In a scenario where it’s safe to be at your home but you have to be gone, such as for a sick family member, do you have someone you can call to take care of livestock for you even if for just a day or two until you return? If it’s too difficult to explain on the phone (especially under duress), or you may not even be able to do so, plan to write up a few pages on what to do as documentation.
Think about it- three pages maybe covering food, water, medicine, paddock shifting, times, seasonal needs, etc. Printed, laminated, nailed to the wall of your feed room. A permanent reference is now there for anyone to walk in and take care of business.
Arranging with neighbors or friends beforehand to be of mutual support for these types of scenarios is a great idea.
Prep 5: What if One Family Member is Sick? Or Worse, Dies?
This is probably one of the more terrifying scenarios. No one wants to think about mortality, but it’s a necessity to think through details and make a plan. Do you have a will? If you have kids, do you have a guardian appointed in writing if something were to happen to you? Do you carry life insurance to help with costs if you were no longer here?
It’s so easy to want to divide tasks up on the homestead, but actively cross-training each other and sharing knowledge and how-tos in case one or the other is no longer around – or incapacitated – is crucial.
Do both of you know how to access any and all accounts for both personal and for any businesses pertaining to the homestead? Passwords and necessary accounts need to be in some type of master list in a secure location that applicable parties can get to. It’s a little mindboggling to think of how many passwords my husband and I have between just the two of us!
For security reasons, are you also occasionally changing passwords? I absolutely hate this one, as it’s hard enough to keep them all straight, but it is a better cybersecurity practice. And since my husband is an IT engineer, he frequently (and annoyingly…oops did I just type that outloud?!?) reminds me of this one…
Does everyone on the homestead understand and practice all livestock chores, and how to do them? Do you have that printed list with instructions that would make it possible for a farm babysitter to come in if needed and help you?
It just takes one surgical complication to take you from just one week laid up, to suddenly needing advanced care and a 3-4 month recovery. Could your homestead make it if this happened? Do you have multiple income streams or disability insurance that can fill in financial gaps?
Family illness and death considerations are probably the most important after food and water since it contains some of the most common disasters that can befall any of us.
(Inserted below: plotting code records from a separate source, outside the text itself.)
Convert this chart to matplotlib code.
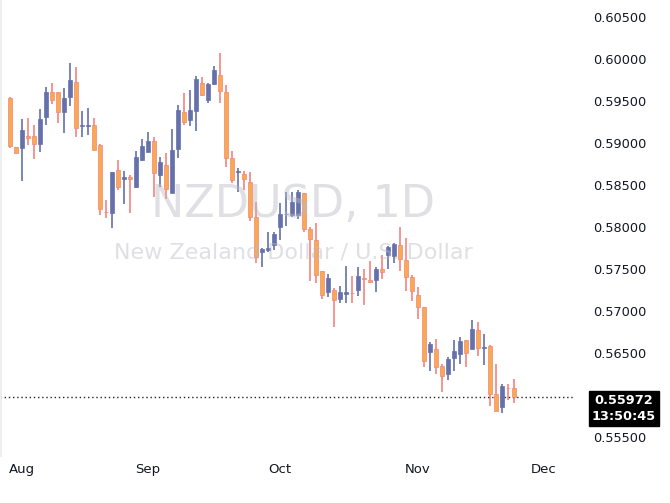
import numpy as np
import matplotlib.pyplot as plt

# daily candles (open, high, low, close)
opens = [0.59532, 0.58948, 0.58936, 0.59079, 0.59079, 0.58992, 0.59313, 0.59607, 0.59603, 0.59365,
         0.59551, 0.59722, 0.59208, 0.59208, 0.59210, 0.58972, 0.58177, 0.58163, 0.58675, 0.58567,
         0.58595, 0.58472, 0.58798, 0.58897, 0.59020, 0.58623, 0.58734, 0.58409, 0.58924, 0.59365,
         0.59270, 0.59385, 0.59710, 0.59512, 0.59698, 0.59809, 0.59611, 0.58817, 0.58657, 0.58627,
         0.58532, 0.58115, 0.57698, 0.57726, 0.57786, 0.58004, 0.58153, 0.58143, 0.58143, 0.58401,
         0.57977, 0.57846, 0.57473, 0.57227, 0.57247, 0.57139, 0.57207, 0.57213, 0.57254, 0.57393,
         0.57370, 0.57370, 0.57500, 0.57671, 0.57659, 0.57782, 0.57604, 0.57409, 0.57191, 0.57044,
         0.56516, 0.56544, 0.56346, 0.56255, 0.56445, 0.56493, 0.56651, 0.56552, 0.56770, 0.56562,
         0.56580, 0.56013, 0.55862, 0.56082, 0.56080]
highs = [0.59551, 0.58948, 0.59286, 0.59294, 0.59214, 0.59405, 0.59671, 0.59710, 0.59603, 0.59651,
         0.59948, 0.59901, 0.59381, 0.59413, 0.59294, 0.58988, 0.58321, 0.58651, 0.58798, 0.58667,
         0.58623, 0.58905, 0.59044, 0.59131, 0.59075, 0.58829, 0.58885, 0.59163, 0.59452, 0.59591,
         0.59631, 0.59801, 0.59782, 0.59710, 0.59917, 0.60067, 0.59690, 0.58909, 0.58702, 0.58667,
         0.58659, 0.58302, 0.57746, 0.57936, 0.57944, 0.58290, 0.58421, 0.58421, 0.58441, 0.58401,
         0.58004, 0.58044, 0.57473, 0.57441, 0.57278, 0.57298, 0.57536, 0.57417, 0.57520, 0.57496,
         0.57600, 0.57520, 0.57667, 0.57774, 0.57814, 0.57996, 0.57865, 0.57425, 0.57282, 0.57052,
         0.56628, 0.56671, 0.56370, 0.56457, 0.56655, 0.56695, 0.56651, 0.56893, 0.56866, 0.56731,
         0.56596, 0.56370, 0.56132, 0.56132, 0.56191]
lows = [0.58936, 0.58877, 0.58552, 0.58976, 0.58805, 0.58897, 0.59214, 0.59464, 0.59242, 0.59123,
        0.59440, 0.59075, 0.59075, 0.59095, 0.58917, 0.58143, 0.58103, 0.57992, 0.58440, 0.58274,
        0.58171, 0.58460, 0.58790, 0.58897, 0.58361, 0.58480, 0.58329, 0.58401, 0.58817, 0.59210,
        0.59202, 0.59147, 0.59559, 0.59480, 0.59690, 0.59480, 0.58718, 0.58528, 0.58417, 0.58440,
        0.58071, 0.57575, 0.57528, 0.57698, 0.57726, 0.57846, 0.58016, 0.58115, 0.58096, 0.57945,
        0.57362, 0.57330, 0.57139, 0.57171, 0.56814, 0.57100, 0.57100, 0.57100, 0.57179, 0.57072,
        0.57338, 0.57231, 0.57377, 0.57500, 0.57576, 0.57481, 0.57243, 0.57123, 0.56909, 0.56338,
        0.56290, 0.56247, 0.56040, 0.56179, 0.56290, 0.56370, 0.56330, 0.56544, 0.56465, 0.56354,
        0.55870, 0.55806, 0.55790, 0.55941, 0.55909]
closes = [0.58964, 0.58877, 0.59155, 0.59055, 0.58992, 0.59286, 0.59607, 0.59516, 0.59365, 0.59532,
          0.59746, 0.59174, 0.59212, 0.59212, 0.58917, 0.58210, 0.58173, 0.58651, 0.58472, 0.58595,
          0.58567, 0.58829, 0.58964, 0.59024, 0.58639, 0.58774, 0.58448, 0.58913, 0.59393, 0.59246,
          0.59393, 0.59762, 0.59567, 0.59702, 0.59869, 0.59615, 0.58817, 0.58560, 0.58661, 0.58567,
          0.58115, 0.57647, 0.57738, 0.57746, 0.57917, 0.58155, 0.58157, 0.58294, 0.58417, 0.57973,
          0.57854, 0.57425, 0.57187, 0.57393, 0.57127, 0.57227, 0.57223, 0.57209, 0.57417, 0.57377,
          0.57350, 0.57500, 0.57461, 0.57758, 0.57798, 0.57616, 0.57401, 0.57235, 0.57044, 0.56401,
          0.56612, 0.56330, 0.56231, 0.56425, 0.56520, 0.56643, 0.56504, 0.56782, 0.56556, 0.56566,
          0.56009, 0.55806, 0.56104, 0.56078, 0.55972]

month_labels = ["Aug", "Sep", "Oct", "Nov", "Dec"]
month_idx = [2, 23, 45, 68, 89]
# 0.56000 sits under the last-price tag, so it is left out
price_ticks = [0.555, 0.565, 0.57, 0.575, 0.58, 0.585, 0.59, 0.595, 0.6, 0.605]
last_price = 0.55972
countdown = "13:50:45"

BULL = "#6471ab"
BEAR_FILL = "#f9a94f"
BEAR_EDGE = "#f3837e"

fig = plt.figure(figsize=(6.7, 5.03), dpi=100)
ax = fig.add_axes([0, 48 / 503, 575 / 670, 455 / 503])

x = np.arange(len(opens))
for i in x:
    o, h, l, c = opens[i], highs[i], lows[i], closes[i]
    up = c >= o
    wick = BULL if up else BEAR_EDGE
    ax.vlines(i, l, h, color=wick, linewidth=1.2, zorder=2)
    bottom = min(o, c)
    height = max(abs(c - o), 0.00004)
    ax.bar(i, height, bottom=bottom, width=0.72,
           color=BULL if up else BEAR_FILL,
           edgecolor=BULL if up else BEAR_EDGE, linewidth=0.5, zorder=3)

ax.set_xlim(-10 / 6, 565 / 6)
ax.set_ylim(0.55286, 0.60702)

# watermark, drawn over the candles like the original
ax.text(0.51, 0.55, "NZDUSD, 1D", transform=ax.transAxes, ha="center", va="center",
        fontsize=32, color="#b8bac4", alpha=0.45, zorder=5)
ax.text(0.51, 0.446, "New Zealand Dollar / U.S. Dollar", transform=ax.transAxes,
        ha="center", va="center", fontsize=16, color="#b8bac4", alpha=0.45, zorder=5)

ax.axhline(last_price, color="#222222", linestyle=(0, (1, 2)), linewidth=1)

for s in ["top", "right", "bottom"]:
    ax.spines[s].set_visible(False)
ax.spines["left"].set_color("#eeeeee")
ax.spines["left"].set_linewidth(2)

ax.set_xticks(month_idx)
ax.set_xticklabels(month_labels)
ax.tick_params(axis="x", length=0, labelsize=9.5, colors="#131722", pad=6)

ax.yaxis.tick_right()
ax.set_yticks(price_ticks)
ax.set_yticklabels([f"{p:.5f}" for p in price_ticks])
ax.tick_params(axis="y", length=0, labelsize=9.3, colors="#131722", pad=13)
for lab in ax.get_yticklabels():
    lab.set_ha("left")
ax.grid(False)

# last price tag
ax.annotate(f"{last_price:.5f}\n{countdown}", xy=(1, last_price), xycoords=("axes fraction", "data"),
            xytext=(35, -8), textcoords="offset points", ha="center", va="center",
            fontsize=9.3, color="white", fontweight="bold", linespacing=1.25,
            bbox=dict(boxstyle="square,pad=0.22", fc="black", ec="black"),
            annotation_clip=False)

fig.savefig("out.png", dpi=100)
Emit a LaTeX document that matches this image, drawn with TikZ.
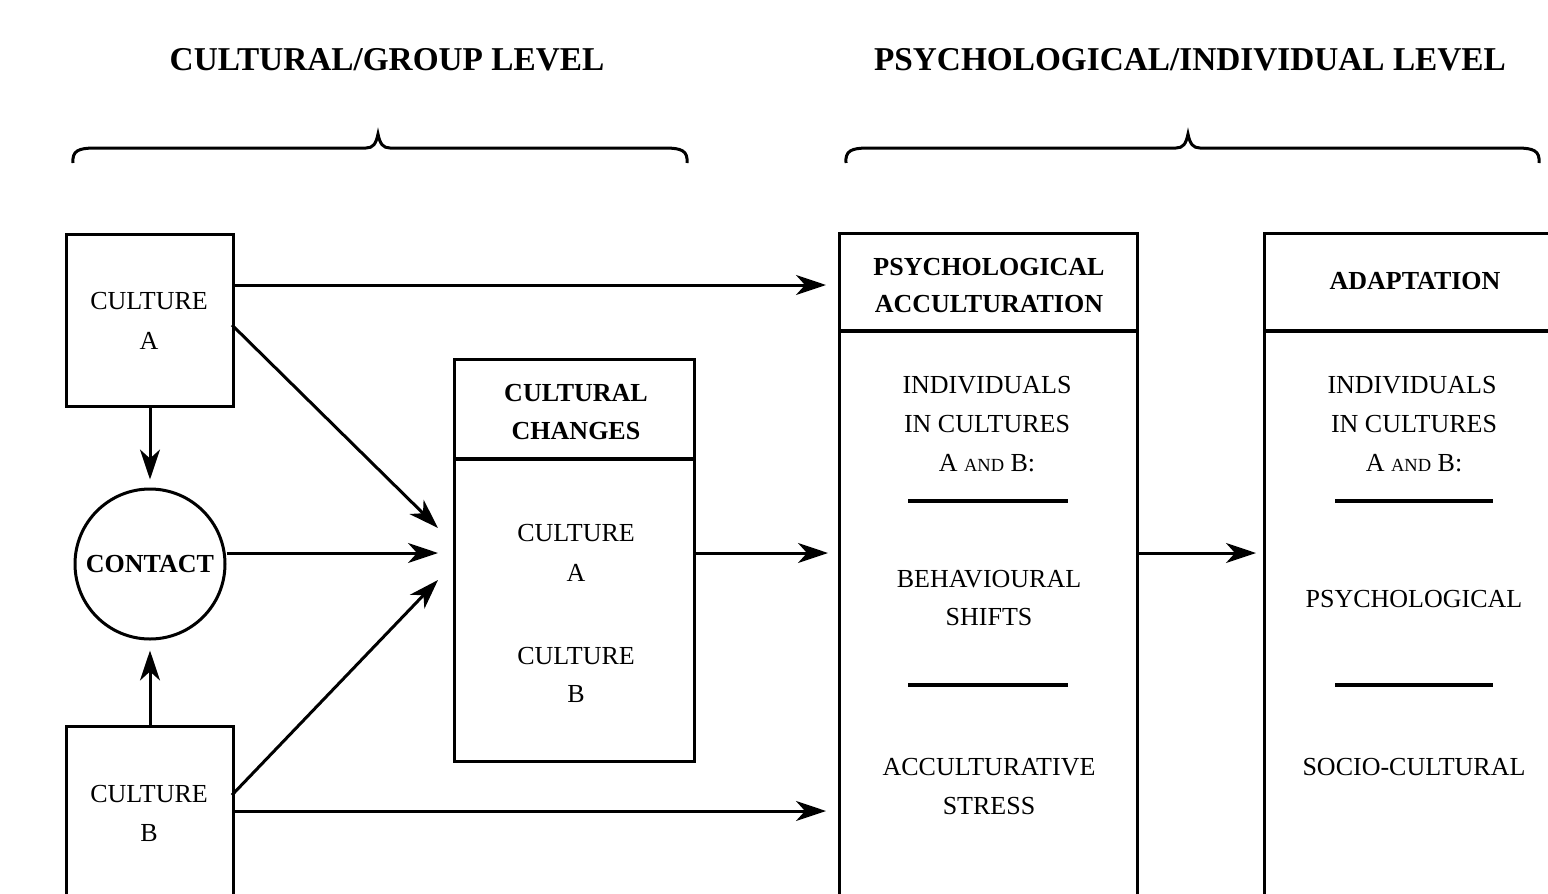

I can say without a doubt though, that getting our wills written was the biggest sigh of relief, especially since we have kids.
Once they were notarized, it was something I could just take off the list and not have to think about. And if you are anything like me, checking something big off the ‘to stress about list’ sounds awesome.
And here’s a modern plot twist. Do you own any cryptocurrency assets such as Bitcoin? If so, do you know how to access these funds if something happened to either of you?
Many of these currencies require multiple levels of sign-in authentication on specific devices (that are probably locked) to access the accounts, so going over where and how to control this is very important. Understand that if these accounts cannot be accessed, recovery is difficult by design and may be impossible. With fluctuations in the market it is difficult to say how important it will be but it could be a big deal if you hold these.